Activity 1
It is a statement and could be better if the writer were to say what the problem with their thesis statements are and/or how they intend/did fix them. The thesis statement ironically almost did not exist, something the author stated. I feel it gives me no indication as to what the paper will be, a plain statement of fact or an argument.
Activity 2
I would give the paper a 3.
- The thesis was almost non-existent.
- The at least mentioned some outside facts, but went into almost no detail.
- Because of the poor thesis, the paper seemed jumbled together and I had trouble following along.
- The last paragraph starts with “In conclusion”, it sounded weird.

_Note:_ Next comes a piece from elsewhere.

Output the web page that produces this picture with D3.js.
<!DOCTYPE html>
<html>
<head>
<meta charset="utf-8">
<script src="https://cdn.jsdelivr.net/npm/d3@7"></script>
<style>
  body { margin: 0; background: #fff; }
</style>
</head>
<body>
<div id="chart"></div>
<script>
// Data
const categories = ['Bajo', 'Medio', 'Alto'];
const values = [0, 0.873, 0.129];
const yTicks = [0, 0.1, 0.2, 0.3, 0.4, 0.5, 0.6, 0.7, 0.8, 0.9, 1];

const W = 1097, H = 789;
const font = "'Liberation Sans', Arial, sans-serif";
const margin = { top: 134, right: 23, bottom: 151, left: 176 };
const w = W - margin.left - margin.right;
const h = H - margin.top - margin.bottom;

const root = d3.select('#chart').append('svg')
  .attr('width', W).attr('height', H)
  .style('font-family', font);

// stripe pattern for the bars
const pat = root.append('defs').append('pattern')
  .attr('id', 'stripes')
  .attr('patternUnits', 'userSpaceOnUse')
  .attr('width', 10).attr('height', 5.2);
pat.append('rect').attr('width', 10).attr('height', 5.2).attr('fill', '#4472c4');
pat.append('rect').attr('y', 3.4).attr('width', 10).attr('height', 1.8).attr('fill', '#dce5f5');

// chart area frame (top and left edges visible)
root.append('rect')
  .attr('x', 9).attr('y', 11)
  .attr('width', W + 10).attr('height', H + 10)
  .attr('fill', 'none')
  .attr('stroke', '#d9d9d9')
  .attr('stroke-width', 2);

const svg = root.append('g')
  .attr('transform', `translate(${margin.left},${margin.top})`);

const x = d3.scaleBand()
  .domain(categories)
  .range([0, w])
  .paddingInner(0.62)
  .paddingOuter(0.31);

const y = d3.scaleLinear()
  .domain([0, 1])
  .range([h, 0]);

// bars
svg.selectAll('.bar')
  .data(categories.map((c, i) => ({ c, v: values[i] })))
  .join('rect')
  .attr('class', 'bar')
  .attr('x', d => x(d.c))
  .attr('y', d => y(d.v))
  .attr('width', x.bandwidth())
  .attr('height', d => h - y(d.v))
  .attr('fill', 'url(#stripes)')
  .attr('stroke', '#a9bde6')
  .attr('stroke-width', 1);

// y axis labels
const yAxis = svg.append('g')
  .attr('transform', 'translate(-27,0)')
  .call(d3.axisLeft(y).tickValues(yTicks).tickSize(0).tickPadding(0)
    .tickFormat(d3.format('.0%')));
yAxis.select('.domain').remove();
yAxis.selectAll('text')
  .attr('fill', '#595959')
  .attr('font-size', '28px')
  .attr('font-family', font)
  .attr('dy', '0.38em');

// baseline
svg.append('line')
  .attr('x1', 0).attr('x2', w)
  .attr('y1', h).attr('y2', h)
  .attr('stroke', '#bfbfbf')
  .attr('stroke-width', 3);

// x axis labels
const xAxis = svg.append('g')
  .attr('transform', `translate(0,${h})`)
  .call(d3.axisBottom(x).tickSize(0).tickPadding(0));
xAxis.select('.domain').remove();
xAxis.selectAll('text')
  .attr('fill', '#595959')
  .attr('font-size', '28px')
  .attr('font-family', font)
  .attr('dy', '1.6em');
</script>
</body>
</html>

- Grammar made the paper hard to read.
Activity 3
I agree with the ranking of “3”
- The first paragraph contained little of a thesis, instead it already began arguing, I could not tell where the paper was going.
- Grammar, ex:
“However, to be honest I still think I have this problem today, but I am going to improve it.”
Instead:
“However, to be honest, I believe this problem persists. That is why I am working to correct said deficiency.”
That could work better.
- The last paragraph did not restate the thesis.
Activity 4
It did not answer the prompt, nor was there much detail given as to how the writer improved; the writer only said that they did.
Answer 5
I learned that giving examples (and explaining their relevance) is my friend, if I say something, I should give examples, and some things do not need explained (my audience does not need simple things like a thesis explained, that could cause them to lose interest in my paper).